В ночь на 4 октября 1823 года — ночь, когда в Шёнбрунне умирал юный герцог, — часовой у дворцовой ограды заметил человека. Тот не шёл к воротам; он перелезал. Не просил — проникал. Не надеялся на милость — рассчитывал на минуту.

Часовой окликнул. Незнакомец не остановился.

Выстрел прозвучал в такой тишине, которая бывает только у дворцов: там даже воздух приучен не спорить. Человек упал. Документов при нём не нашли — слишком удобно, чтобы быть правдой, и слишком правдоподобно, чтобы не быть правдой.

Мария-Луиза распорядилась похоронить неизвестного рядом с местом, предназначенным для семьи Бонапартов. Такой приказ не отдают из каприза. Это могло быть милосердием. Могло быть страхом. Могло быть последней данью женщине, которая однажды была императрицей и всю жизнь пыталась убедить себя, что это ей приснилось.

А что же узник Святой Елены? Он, говорят, продолжал сидеть в своём доме под охраной и писать письма. Только письма эти становились всё более сухими, всё более чужими — как отчёты человека, которому велели быть другим. Вскоре там умер тот, кого хоронили как Наполеона. И Европа вздохнула так, будто сняла тяжёлую цепь. Но цепи, снятые с памяти, падают громче всего.

Прошли месяцы. Прошли годы. И где-то далеко, в Париже, один король получил письмо, доставленное веронским купцом Петруччи, и щедро заплатил за него. Щедрость королей часто означает лишь одно: они покупают не бумагу, а молчание.

Люди потом спорили: кто сидел на острове? Кто погиб у ограды? Кто торговал в Вероне? Иные кивали на Робо, вспоминая запись в церковном архиве, где будто бы значилось, что он умер на Святой Елене. Иные — на «императора» Ревара. Самые дерзкие вспоминали разговоры о том, что двойников было восемь и четверых отобрал лично Бонапарт — как будто выбирал не лица, а дверцы для побега.

Но истина, как героиня в романе, редко достаётся тому, кто громче всех зовёт её по имени. Она любит полумрак, шёпот, чужие плащи и поздние признания.

И если в ту ночь под Шёнбрунном действительно пал человек, который хотел в последний раз увидеть сына — то мир увидел не заговор, а трагедию. Потому что великие полководцы побеждают армии; но они бессильны против времени, которое ставит караул у каждой колыбели и у каждой могилы.

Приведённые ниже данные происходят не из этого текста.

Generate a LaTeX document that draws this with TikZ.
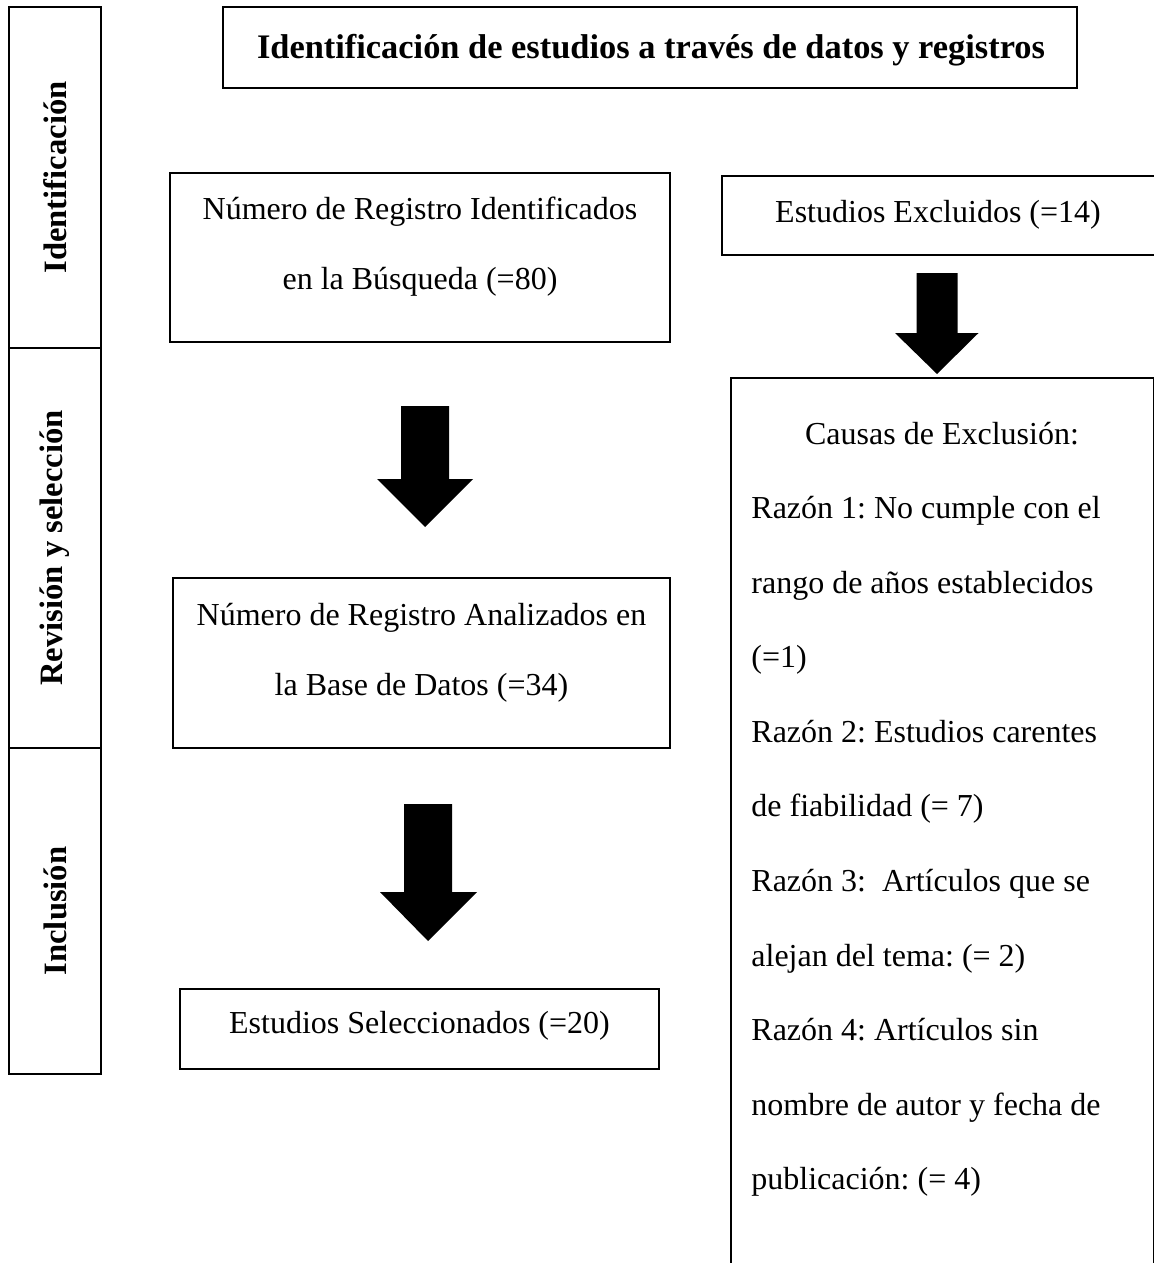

Говорят, умирающий Орлёнок не произнёс имени отца. Но кто знает: может быть, он просто не успел. А может быть — имя уже стояло в комнате, у самой кровати, без права подойти, как стоят иногда те, кого история объявила мёртвыми раньше смерти.

Так судьбы вершителей мира переплетаются не только на картах и в договорах. Они переплетаются в подменах, в слухах, в письмах без подписи, в выстрелах без имени — и в том единственном порыве, который сильнее политики: в желании отца, пусть даже лишённого империи, быть рядом с сыном хотя бы одну минуту.